The "law of unintended consequences is running rampant throughout Obamacare" — and House Republicans are right to vote this week to delay both the employer and individual mandates, House Judiciary Committee Chairman Bob Goodlatte tells Newsmax.
"Any delay of implementation of this bad law is a good thing, but it is ironic that the administration, trying to make this very bad law work, would delay one part of it when they would continue to require that individuals be mandated to buy this insurance when they're the ones who are going to bear the ultimate brunt of all of it," the Virginia Republican tells Newsmax in an exclusive interview.
"I'll be voting for both of those, and I will continue to be pushing the administration and others to recognize that this house of cards needs to collapse outright," he says.
House Republicans will be voting on Wednesday to delay both key Obamacare mandates, the employer mandate that was recently postponed by the White House, and the individual mandate requiring every American to have insurance that is to take effect on Jan. 1.
Under the employer mandate, companies with 50 or more workers must offer affordable coverage to full-time employees. The delay two weeks ago by President Barack Obama came after intense pressure from Republicans, physicians' groups, and business organizations.
In both cases, individuals and companies without insurance would be required to pay escalating tax penalties to the Internal Revenue Service. The Obama administration has estimated that as many as 4 million people will pay the penalty rather than buy insurance.
So far, the GOP-controlled House has voted 37 times to repeal Obamacare, officially known as the Patient Protection and Affordable Care Act.
"There are many good market-based and patient-focused reforms that would help to hold down costs for consumers and to make healthcare more available to more people," Goodlatte tells Newsmax. "It's not by having more big government involvement, which is what Obamacare is all about. Our ultimate goal is to repeal this legislation and start over again on healthcare reform."
Turning his attention to comprehensive immigration reform, Goodlatte says that he is working on legislation with House Majority Leader Eric Cantor, also of Virginia, to create a path to legalization for young immigrants who were brought to the United States illegally by their parents as children.
“But it would only (lead to citizenship) after we have legislation addressing the problem we have in this country with the lack of enforcement of our immigration laws,” he cautions. “We have already written legislation related to border security — and the legislation that comes out of the Judiciary Committee would be related to interior enforcement and employment verification by employers.
"It would only come out when we are satisfied that there is not going to be a repeat of illegal immigration that has taken place in the past — including parents bringing young children across the border, sometimes through tunnels, in the backs of tractor trailers, in cases in which some have suffocated or have died going across the desert.

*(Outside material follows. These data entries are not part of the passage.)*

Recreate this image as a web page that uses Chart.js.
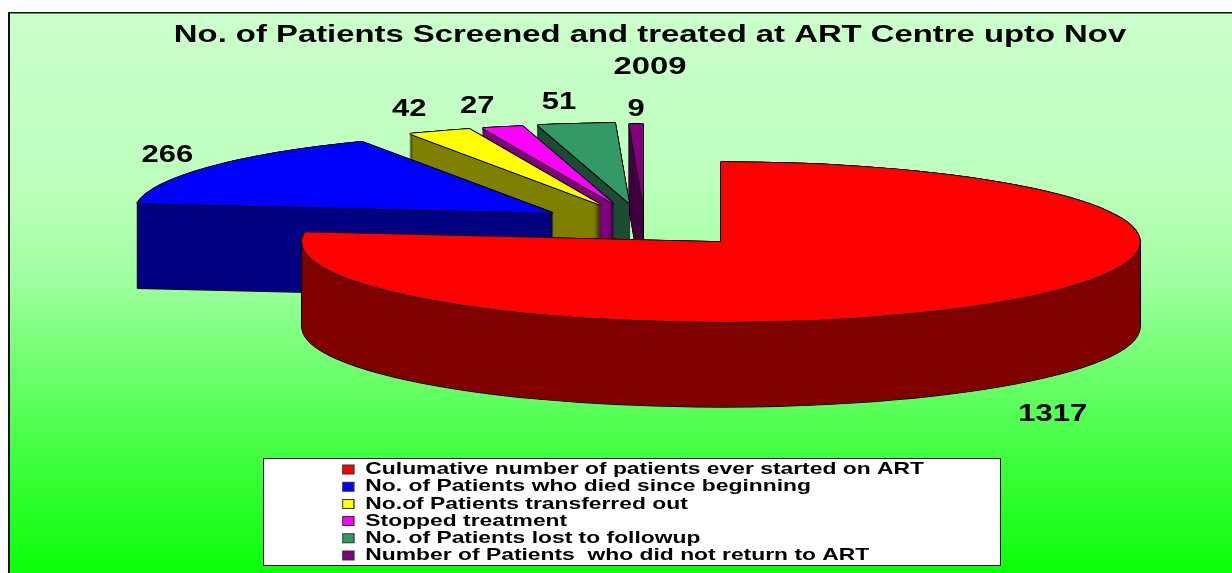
<!DOCTYPE html>
<html>
<head>
<meta charset="utf-8">
<style>html,body{margin:0;padding:0;background:#fff}canvas{display:block}</style>
<script src="https://cdn.jsdelivr.net/npm/chart.js@4/dist/chart.umd.min.js"></script>
</head>
<body>
<canvas id="c" width="1232" height="573"></canvas>
<script>
const categories = [
  "Culumative number of patients ever started on ART",
  "No. of Patients who died since beginning",
  "No.of Patients transferred out",
  "Stopped treatment",
  "No. of Patients lost to followup",
  "Number of Patients  who did not return to ART"
];
const patients = [1317, 266, 42, 27, 51, 9];
const topColors = ["#ff0000", "#0000ff", "#ffff00", "#ff00ff", "#339966", "#800080"];
const sideColors = ["#800000", "#000080", "#808000", "#800080", "#1a4d33", "#400040"];
const titleLines = ["No. of Patients Screened and treated at ART Centre upto Nov", "2009"];

// 3-D projection settings
const PIE = { cx: 721, cy: 242, rx: 419, ry: 80, depth: 85 };
const explode = [[0, 0], [-168, -29], [-120, -37], [-107, -38], [-92, -39], [-78, -38]];
const labelNudge = [[54, 112], [-42, -12], [-30, -22], [-25, -21], [-17, -21], [0, -15]];
const FRAME = { x: 8, y: 12 };
const LEGEND = { x: 263, y: 458, w: 737, h: 107, itemX: 342.5, itemY: 461, stretch: 1.344 };
const TITLE = { cx: 650, top: 19, stretch: 1.368 };
const VALUE_STRETCH = 1.29;
const bgStops = [[0, '#ccffcc'], [0.3, '#bdffbd'], [0.45, '#a6ffa6'], [0.55, '#88ff88'], [0.7, '#5cff5c'], [0.85, '#30ff30'], [1, '#0cff0c']];

function stretchDraw(box, cx, k) {
  const orig = box.draw;
  box.draw = function (a) {
    const ctx = this.ctx;
    ctx.save();
    ctx.translate(cx, 0); ctx.scale(k, 1); ctx.translate(-cx, 0);
    orig.call(this, a);
    ctx.restore();
  };
  box._stretched = true;
}

function drawLayer(chart, el, i, layer, dx, dy, color) {
  const ctx = chart.ctx;
  const R = el.outerRadius;
  const saved = el.options;
  el.options = Object.assign({}, saved, { backgroundColor: color, borderColor: color, borderWidth: 0, offset: 0 });
  ctx.save();
  ctx.translate(PIE.cx + explode[i][0] + dx, PIE.cy + explode[i][1] + layer + dy);
  ctx.scale(PIE.rx / R, PIE.ry / R);
  ctx.translate(-el.x, -el.y);
  el.draw(ctx);
  ctx.restore();
  el.options = saved;
}

const pie3d = {
  id: 'pie3d',
  afterLayout(chart) {
    const t = chart.titleBlock, l = chart.legend;
    const pad = chart.options.plugins.legend.labels.padding;
    t.left = TITLE.cx - 500; t.right = TITLE.cx + 500; t.top = TITLE.top; t.bottom = TITLE.top + 70;
    l.left = LEGEND.itemX - pad;
    l.right = l.left + 700; l.width = 700;
    l.top = LEGEND.itemY - pad;
    l.bottom = LEGEND.y + LEGEND.h + 30; l.height = l.bottom - l.top;
    if (!t._stretched) stretchDraw(t, TITLE.cx, TITLE.stretch);
    if (!l._stretched) stretchDraw(l, LEGEND.itemX, LEGEND.stretch);
  },
  beforeDraw(chart) {
    const ctx = chart.ctx, W = chart.width, H = chart.height;
    ctx.save();
    const g = ctx.createLinearGradient(0, FRAME.y, 0, H);
    bgStops.forEach(([p, c]) => g.addColorStop(p, c));
    ctx.fillStyle = g;
    ctx.fillRect(FRAME.x, FRAME.y, W - FRAME.x, H - FRAME.y);
    ctx.fillStyle = '#111';
    ctx.fillRect(FRAME.x, FRAME.y, W - FRAME.x, 1.5);
    ctx.fillRect(FRAME.x, FRAME.y, 2, H - FRAME.y);
    ctx.fillStyle = '#fff';
    ctx.strokeStyle = '#111';
    ctx.lineWidth = 1;
    ctx.fillRect(LEGEND.x, LEGEND.y, LEGEND.w, LEGEND.h);
    ctx.strokeRect(LEGEND.x + .5, LEGEND.y + .5, LEGEND.w, LEGEND.h);
    ctx.restore();
  },
  beforeDatasetDraw(chart, args) {
    const els = args.meta.data;
    const e = 0.7;
    for (let i = els.length - 1; i >= 0; i--) {
      const el = els[i];
      for (let z = PIE.depth; z >= 0; z -= 1) {
        drawLayer(chart, el, i, z, -e, 0, '#000');
        drawLayer(chart, el, i, z, e, 0, '#000');
      }
      drawLayer(chart, el, i, PIE.depth, 0, e, '#000');
      for (let z = PIE.depth; z >= 1; z -= 1) drawLayer(chart, el, i, z, 0, 0, sideColors[i]);
      for (const [dx, dy] of [[-e, 0], [e, 0], [0, -e], [0, e], [-e, -e], [e, e], [e, -e], [-e, e]]) {
        drawLayer(chart, el, i, 0, dx, dy, '#000');
      }
      drawLayer(chart, el, i, 0, 0, 0, topColors[i]);
    }
    return false;
  },
  afterDatasetsDraw(chart) {
    const ctx = chart.ctx;
    const els = chart.getDatasetMeta(0).data;
    ctx.save();
    ctx.fillStyle = '#000';
    ctx.font = 'bold 24px "Liberation Sans"';
    ctx.textAlign = 'center';
    ctx.textBaseline = 'middle';
    els.forEach((el, i) => {
      const mid = (el.startAngle + el.endAngle) / 2;
      const x = PIE.cx + explode[i][0] + PIE.rx * Math.cos(mid) + labelNudge[i][0];
      const y = PIE.cy + explode[i][1] + PIE.ry * Math.sin(mid) + labelNudge[i][1];
      ctx.save();
      ctx.translate(x, y);
      ctx.scale(VALUE_STRETCH, 1);
      ctx.fillText(String(patients[i]), 0, 0);
      ctx.restore();
    });
    ctx.restore();
  }
};

Chart.defaults.font.family = '"Liberation Sans", Arial, sans-serif';
new Chart(document.getElementById('c'), {
  type: 'pie',
  data: {
    labels: categories,
    datasets: [{ data: patients, backgroundColor: topColors, borderWidth: 0, clip: false }]
  },
  plugins: [pie3d],
  options: {
    responsive: false,
    animation: false,
    events: [],
    plugins: {
      tooltip: { enabled: false },
      title: {
        display: true,
        text: titleLines,
        color: '#000',
        align: 'center',
        padding: 0,
        font: { size: 24, weight: 'bold', lineHeight: 1.33 }
      },
      legend: {
        display: true,
        position: 'left',
        align: 'start',
        labels: {
          color: '#000',
          font: { size: 17, weight: 'bold' },
          boxWidth: 8.5,
          boxHeight: 9,
          padding: 0.2,
          generateLabels(chart) {
            return Chart.overrides.doughnut.plugins.legend.labels.generateLabels(chart).map(item => {
              item.lineWidth = 1;
              item.strokeStyle = '#333';
              return item;
            });
          }
        }
      }
    }
  }
});
</script>
</body>
</html>
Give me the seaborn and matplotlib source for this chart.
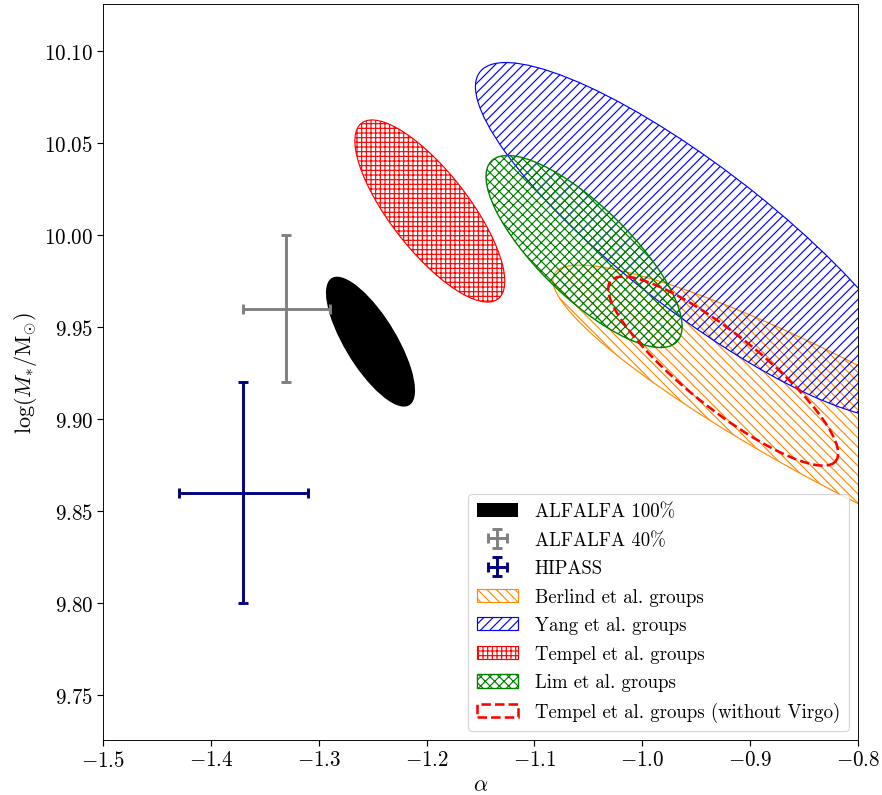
import numpy as np
import matplotlib
matplotlib.use("Agg")
import matplotlib.pyplot as plt
import matplotlib.transforms as mtransforms
from matplotlib.patches import Ellipse, Patch
from matplotlib.ticker import FormatStrFormatter
import seaborn as sns

# Schechter-fit constraints: centre (alpha, log M*), 1-sigma half-extents and correlation
ell_labels = ["ALFALFA 100%", "Berlind et al. groups", "Yang et al. groups",
              "Tempel et al. groups", "Lim et al. groups",
              "Tempel et al. groups (without Virgo)"]
ell_alpha = [-1.252, -0.805, -0.948, -1.197, -1.054, -0.925]
ell_logm = [9.942, 9.893, 9.997, 10.013, 9.991, 9.926]
ell_dalpha = [0.0413, 0.278, 0.2067, 0.0695, 0.0909, 0.1066]
ell_dlogm = [0.0353, 0.0906, 0.0967, 0.0495, 0.0522, 0.0514]
ell_rho = [-0.75, -0.91, -0.864, -0.77, -0.78, -0.87]

# Point estimates with symmetric errors
pt_labels = ["ALFALFA 40%", "HIPASS"]
pt_alpha = [-1.33, -1.37]
pt_alpha_err = [0.04, 0.06]
pt_logm = [9.96, 9.86]
pt_logm_err = [0.04, 0.06]

x_ticks = [-1.5, -1.4, -1.3, -1.2, -1.1, -1.0, -0.9, -0.8]
y_ticks = [9.75, 9.80, 9.85, 9.90, 9.95, 10.00, 10.05, 10.10]

sns.set_style("ticks")
plt.rcParams.update({
    "font.family": "serif",
    "font.serif": ["cmr10", "DejaVu Serif"],
    "mathtext.fontset": "cm",
    "axes.formatter.use_mathtext": True,
    "axes.edgecolor": "black",
    "xtick.color": "black",
    "ytick.color": "black",
    "text.color": "black",
    "axes.labelcolor": "black",
    "hatch.linewidth": 1.0,
    "xtick.direction": "out",
    "ytick.direction": "out",
})

styles = [
    dict(facecolor="black", edgecolor="none", fill=True),
    dict(facecolor="none", edgecolor="darkorange", hatch="\\\\\\", lw=1.0, fill=False),
    dict(facecolor="none", edgecolor="blue", hatch="///", lw=1.0, fill=False),
    dict(facecolor="none", edgecolor="red", hatch="+++", lw=1.0, fill=False),
    dict(facecolor="none", edgecolor="green", hatch="xxx", lw=1.2, fill=False),
    dict(facecolor="none", edgecolor="red", ls="--", lw=2.2, fill=False),
]

fig, ax = plt.subplots(figsize=(10.5, 9.476), dpi=84)
fig.subplots_adjust(left=0.1168, right=0.9728, bottom=0.0691, top=0.9937)


def add_confidence_ellipse(ax, mx, my, sx, sy, rho, **kw):
    # unit-variance ellipse rotated by 45 deg, then scaled to the marginal extents
    e = Ellipse((0, 0), width=2 * np.sqrt(1 + rho), height=2 * np.sqrt(1 - rho), **kw)
    tr = mtransforms.Affine2D().rotate_deg(45).scale(sx, sy).translate(mx, my)
    e.set_transform(tr + ax.transData)
    ax.add_patch(e)
    return e


handles = {}
for lab, mx, my, sx, sy, r, st in zip(ell_labels, ell_alpha, ell_logm,
                                        ell_dalpha, ell_dlogm, ell_rho, styles):
    add_confidence_ellipse(ax, mx, my, sx, sy, r, **st)
    handles[lab] = Patch(**st, label=lab)

pt_colors = ["grey", "navy"]
for lab, x, xe, y, ye, c in zip(pt_labels, pt_alpha, pt_alpha_err, pt_logm, pt_logm_err, pt_colors):
    h = ax.errorbar(x, y, xerr=xe, yerr=ye, fmt="none", ecolor=c,
                    elinewidth=2.5, capsize=4, capthick=2.5, label=lab)
    handles[lab] = h

ax.set_xlim(-1.5, -0.8)
ax.set_ylim(9.7255, 10.1255)
ax.set_xticks(x_ticks)
ax.set_yticks(y_ticks)
ax.xaxis.set_major_formatter(FormatStrFormatter("$%.1f$"))
ax.yaxis.set_major_formatter(FormatStrFormatter("$%.2f$"))
ax.tick_params(labelsize=18, length=5, width=1)
ax.set_xlabel(r"$\alpha$", fontsize=19)
ax.set_ylabel(r"$\log(M_{*}/\mathrm{M}_{\odot})$", fontsize=19)

order = ["ALFALFA 100%", "ALFALFA 40%", "HIPASS", "Berlind et al. groups",
         "Yang et al. groups", "Tempel et al. groups", "Lim et al. groups",
         "Tempel et al. groups (without Virgo)"]
ax.legend([handles[k] for k in order], order,
          loc="lower right", fontsize=16.1, frameon=True,
          handlelength=2.2, handletextpad=0.9, labelspacing=0.56, borderpad=0.45)

fig.savefig("out.png", dpi=84)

"We want to make sure that these kind of things are not going to happen again, but children brought here at an early age are not culpable, and they have grown up here in the United States and have been educated here and now find themselves with no country other than their own because they know no other and yet have no documentation here," he adds. "Some kind of solution needs to be found."
He says House Republicans feel more confident about immigration reform now that Speaker John Boehner has pledged not to bring any legislation to the floor unless it is backed by a majority of party members.
"The speaker has been increasingly vocal about how he feels about that. This makes many, many members of the House more and more confident that we can do the will of the people who elected us to represent them with the confidence that we're not going to be led into a position that something will be passed that doesn't have Republican support."
As Judiciary Committee chairman, Goodlatte tells Newsmax that he is concerned that Attorney General Eric Holder is investigating whether to file federal civil rights charges against George Zimmerman, who was acquitted of second-degree murder in the 2012 shooting death of unarmed teenager Trayvon Martin in a gated community in Sanford, Fla.
A jury of six women found Zimmerman, 29, not guilty on Saturday after deliberating 16 hours and 20 minutes over two days.
Holder announced his investigation on Monday.
"We have civil rights laws in the United States, and the attorney general is responsible for upholding those laws," Goodlatte says. "It is entirely appropriate for him to review the laws and determine whether or not any civil rights have been violated for which prosecution should be brought — and there are additional laws that can be looked [at].
"I would argue very strongly that he look at it from the perspective of what evidence was brought before the court in that trial and the result of that trial — and then consider the other matters in light of that and not in light of pressure brought by any political considerations from any viewpoint."